Ci sono due modi per affrontare l'ultimo libro di Pier Luigi Celli (Impresa e classi dirigenti): da una parte quello, in fondo banale, di limitarsi a considerarlo una delle tante analisi, tra l'antropologico e il sociologico, sul declino della società italiana, dall'altra quello, certamente più difficile ma intrigante, di prenderlo come un manuale delle giovani marmotte per trovare la strada (e magari anche un pizzico di sogno) per capire come sarà possibile far uscire dalle secche la società italiana.

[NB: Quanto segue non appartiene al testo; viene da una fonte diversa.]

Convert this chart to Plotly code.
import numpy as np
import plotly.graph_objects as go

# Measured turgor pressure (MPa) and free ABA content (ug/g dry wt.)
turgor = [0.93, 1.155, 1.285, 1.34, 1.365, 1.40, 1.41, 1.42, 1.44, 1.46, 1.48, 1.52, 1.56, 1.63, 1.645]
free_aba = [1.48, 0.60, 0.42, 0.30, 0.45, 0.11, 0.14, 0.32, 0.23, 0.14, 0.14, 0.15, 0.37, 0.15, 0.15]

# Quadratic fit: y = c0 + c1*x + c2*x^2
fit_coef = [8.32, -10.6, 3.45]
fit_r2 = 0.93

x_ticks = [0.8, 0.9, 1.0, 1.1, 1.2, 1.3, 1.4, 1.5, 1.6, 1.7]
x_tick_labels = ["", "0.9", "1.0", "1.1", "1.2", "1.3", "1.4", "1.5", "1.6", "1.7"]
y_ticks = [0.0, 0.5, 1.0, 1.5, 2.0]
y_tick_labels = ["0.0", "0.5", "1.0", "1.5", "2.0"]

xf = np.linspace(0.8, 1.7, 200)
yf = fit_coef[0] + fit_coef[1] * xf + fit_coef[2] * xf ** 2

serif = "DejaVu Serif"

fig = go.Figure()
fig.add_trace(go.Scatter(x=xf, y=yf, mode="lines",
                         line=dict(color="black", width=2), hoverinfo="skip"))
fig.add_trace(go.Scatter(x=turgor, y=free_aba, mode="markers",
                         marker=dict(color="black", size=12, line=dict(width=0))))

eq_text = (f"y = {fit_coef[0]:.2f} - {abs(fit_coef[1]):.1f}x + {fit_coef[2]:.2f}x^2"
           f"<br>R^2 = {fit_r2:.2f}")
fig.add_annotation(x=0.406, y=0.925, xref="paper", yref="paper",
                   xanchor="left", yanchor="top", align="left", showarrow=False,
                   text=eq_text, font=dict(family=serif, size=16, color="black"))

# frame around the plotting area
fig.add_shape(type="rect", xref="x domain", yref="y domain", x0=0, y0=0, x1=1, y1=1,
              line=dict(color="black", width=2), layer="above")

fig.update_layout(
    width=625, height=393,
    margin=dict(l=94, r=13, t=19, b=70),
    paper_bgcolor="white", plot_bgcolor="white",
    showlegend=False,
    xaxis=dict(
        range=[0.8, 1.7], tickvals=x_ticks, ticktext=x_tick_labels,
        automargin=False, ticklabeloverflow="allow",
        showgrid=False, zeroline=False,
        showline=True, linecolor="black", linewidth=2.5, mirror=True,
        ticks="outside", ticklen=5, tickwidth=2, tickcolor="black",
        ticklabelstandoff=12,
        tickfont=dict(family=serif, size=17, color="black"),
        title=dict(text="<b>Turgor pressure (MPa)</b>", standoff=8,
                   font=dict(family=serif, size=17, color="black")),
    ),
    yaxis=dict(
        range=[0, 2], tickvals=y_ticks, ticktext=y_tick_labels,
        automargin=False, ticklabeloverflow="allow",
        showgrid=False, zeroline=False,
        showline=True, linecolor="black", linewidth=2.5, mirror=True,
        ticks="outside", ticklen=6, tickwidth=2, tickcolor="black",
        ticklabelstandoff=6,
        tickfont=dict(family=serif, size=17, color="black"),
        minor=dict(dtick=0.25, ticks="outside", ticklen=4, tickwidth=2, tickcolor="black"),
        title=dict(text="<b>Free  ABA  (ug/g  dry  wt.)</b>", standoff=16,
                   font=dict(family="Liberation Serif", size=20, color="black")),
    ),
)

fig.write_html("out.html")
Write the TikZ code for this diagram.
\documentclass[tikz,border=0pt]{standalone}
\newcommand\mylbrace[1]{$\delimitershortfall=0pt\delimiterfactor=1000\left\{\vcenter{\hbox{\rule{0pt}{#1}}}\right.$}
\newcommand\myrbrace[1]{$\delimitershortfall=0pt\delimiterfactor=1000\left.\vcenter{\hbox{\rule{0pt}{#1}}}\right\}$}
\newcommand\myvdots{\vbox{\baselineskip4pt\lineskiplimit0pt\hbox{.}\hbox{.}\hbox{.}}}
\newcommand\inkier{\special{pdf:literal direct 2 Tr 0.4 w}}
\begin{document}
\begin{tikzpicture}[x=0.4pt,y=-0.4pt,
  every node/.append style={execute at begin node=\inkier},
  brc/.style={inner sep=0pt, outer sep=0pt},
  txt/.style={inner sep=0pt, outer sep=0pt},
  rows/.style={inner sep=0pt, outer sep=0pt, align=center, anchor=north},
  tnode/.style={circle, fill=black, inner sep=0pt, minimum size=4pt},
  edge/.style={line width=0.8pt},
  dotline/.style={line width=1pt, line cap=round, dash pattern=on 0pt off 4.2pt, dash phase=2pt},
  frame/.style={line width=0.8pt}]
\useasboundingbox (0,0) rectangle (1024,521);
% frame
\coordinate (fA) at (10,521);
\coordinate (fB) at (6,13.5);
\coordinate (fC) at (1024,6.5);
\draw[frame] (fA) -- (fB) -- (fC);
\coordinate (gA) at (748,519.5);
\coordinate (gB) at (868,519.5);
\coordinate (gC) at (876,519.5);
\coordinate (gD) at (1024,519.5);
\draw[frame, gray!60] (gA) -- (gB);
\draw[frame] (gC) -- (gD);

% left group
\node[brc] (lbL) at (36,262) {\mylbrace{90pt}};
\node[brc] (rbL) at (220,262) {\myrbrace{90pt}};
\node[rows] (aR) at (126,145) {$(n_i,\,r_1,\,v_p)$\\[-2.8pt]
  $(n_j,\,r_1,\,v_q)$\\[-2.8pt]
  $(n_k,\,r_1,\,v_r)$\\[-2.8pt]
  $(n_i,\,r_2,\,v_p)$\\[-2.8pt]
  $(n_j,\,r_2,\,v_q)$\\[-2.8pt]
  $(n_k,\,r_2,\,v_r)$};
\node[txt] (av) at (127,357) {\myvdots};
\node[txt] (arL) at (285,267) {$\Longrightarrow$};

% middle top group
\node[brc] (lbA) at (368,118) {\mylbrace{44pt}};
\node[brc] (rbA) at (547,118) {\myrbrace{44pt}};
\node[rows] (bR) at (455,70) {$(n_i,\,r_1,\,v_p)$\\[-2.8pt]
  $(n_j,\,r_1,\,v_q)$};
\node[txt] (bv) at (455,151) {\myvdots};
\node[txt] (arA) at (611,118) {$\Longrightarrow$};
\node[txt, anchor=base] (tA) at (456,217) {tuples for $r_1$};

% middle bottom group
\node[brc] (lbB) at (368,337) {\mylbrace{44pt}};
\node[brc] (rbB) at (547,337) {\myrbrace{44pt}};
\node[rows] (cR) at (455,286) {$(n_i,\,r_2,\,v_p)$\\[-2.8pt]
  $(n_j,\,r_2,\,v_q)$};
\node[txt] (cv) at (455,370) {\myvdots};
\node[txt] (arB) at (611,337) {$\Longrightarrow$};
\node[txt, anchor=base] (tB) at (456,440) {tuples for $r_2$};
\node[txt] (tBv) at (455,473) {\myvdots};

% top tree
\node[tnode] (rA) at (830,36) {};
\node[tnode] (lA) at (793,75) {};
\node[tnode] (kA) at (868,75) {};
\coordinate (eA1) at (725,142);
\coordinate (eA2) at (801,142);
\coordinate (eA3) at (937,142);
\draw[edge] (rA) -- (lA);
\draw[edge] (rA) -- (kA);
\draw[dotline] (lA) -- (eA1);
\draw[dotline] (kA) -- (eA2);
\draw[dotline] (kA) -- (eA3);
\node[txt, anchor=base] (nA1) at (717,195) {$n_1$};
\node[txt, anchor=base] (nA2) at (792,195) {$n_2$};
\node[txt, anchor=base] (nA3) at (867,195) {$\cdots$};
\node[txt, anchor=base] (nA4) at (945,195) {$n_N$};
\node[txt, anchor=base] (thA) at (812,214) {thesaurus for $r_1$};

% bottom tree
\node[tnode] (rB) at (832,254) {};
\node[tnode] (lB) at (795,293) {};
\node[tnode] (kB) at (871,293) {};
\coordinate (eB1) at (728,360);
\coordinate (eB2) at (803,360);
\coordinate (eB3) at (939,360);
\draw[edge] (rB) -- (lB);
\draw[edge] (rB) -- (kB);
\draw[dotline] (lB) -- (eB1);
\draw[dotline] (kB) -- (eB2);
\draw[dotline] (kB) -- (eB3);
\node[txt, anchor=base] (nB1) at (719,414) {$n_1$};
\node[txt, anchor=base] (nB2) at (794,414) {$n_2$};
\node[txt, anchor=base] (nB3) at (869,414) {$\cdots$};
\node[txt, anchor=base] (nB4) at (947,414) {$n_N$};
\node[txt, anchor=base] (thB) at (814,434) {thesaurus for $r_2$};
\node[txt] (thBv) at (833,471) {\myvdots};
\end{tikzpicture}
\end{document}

L'analisi è impietosa, il giudizio tagliente, la prospettiva appare a prima vista desolante: il fallimento della scuola, la decadenza dell'industria, l'avvelenamento della corruzione, il generalismo della leadership. Anche solo questi rapidi flash sembrano illuminare la dimensione delle ombre in una società che appare insoddisfatta del proprio passato e incapace di dare la dimensione del progetto al proprio futuro.
Ma basta leggere tra le righe, alzare lo sguardo alla dimensione dell'operosità, sfruttare gli interstizi della fantasia, per avviare, proprio partendo dalla lucidità dell'analisi, un cammino in cui si possono recuperare prima i valori e poi la speranza. Perché non c'è niente di meglio che mettere in luce i problemi per fare un passo, e nella direzione giusta, per la loro soluzione.

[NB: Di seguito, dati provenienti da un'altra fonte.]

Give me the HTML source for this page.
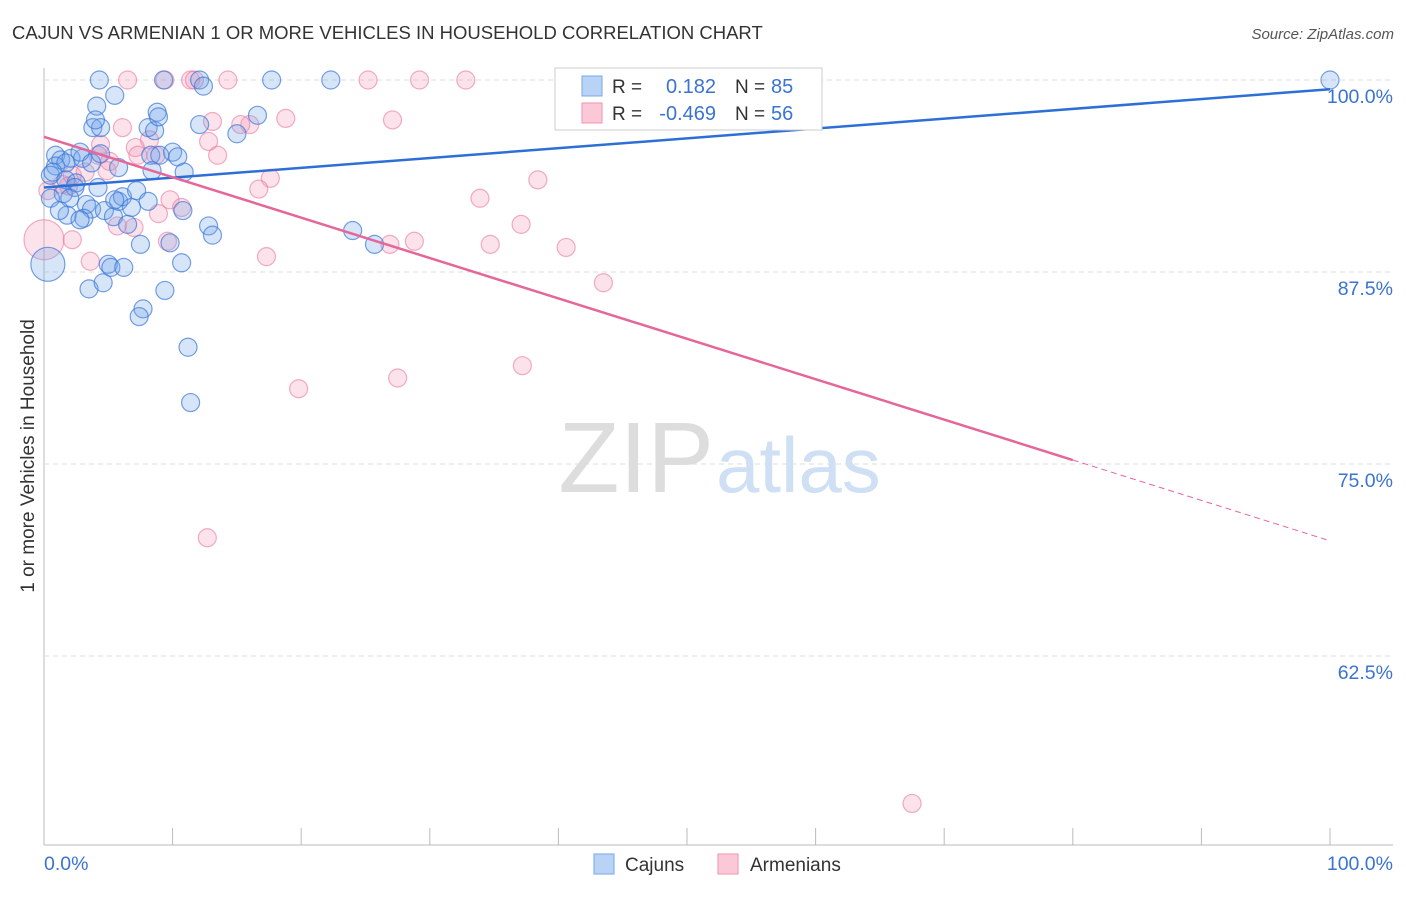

Non perché si offrono delle ricette alla Vanna Marchi: non c'è alchimia che tenga di fronte allo sfarinamento sociale. La società italiana sembra invece aver bisogno come non mai di dosi massicce di omeopatia, di qualcosa che si muova con l'effetto placebo per ridestare gli anticorpi, per risuscitare le emozioni, per ridare visibilità a quei sentimenti schiacciati dalla consuetudine della normalità.
La strada allora è quella di ricostruire lo spazio della maturità alle leadership affinchè siano capaci di passare dalla dimensione del potere a quella della responsabilità e nello stesso tempo saper ritrovare nella dimensione dell'impresa il luogo in cui esaltare il valore e le capacità a 360 gradi della persona. «Persone, non semplicemente dipendenti - afferma Celli. - E in questa direzione chi ha più anima corre».
Ecco allora la provocazione dell'autore, come sottolinea Gad Lerner nell'introduzione, di pensare che le imprese per vivere debbano avere un'anima. Ma la vera provocazione sta nel pensare che l'anima, e quindi la capacità di emozionarsi e di rischiare, di innamorarsi e di sacrificarsi, la debbano ritrovare i leader, i manager, i politici, gli imprenditori. Superando il cinismo degli interessi e recuperando la passione della creatività.
Pier Luigi Celli, «Impresa e classi dirigenti», Editore Baldini Castoldi Dalai, Milano 2004, pagg. 140, 13,00.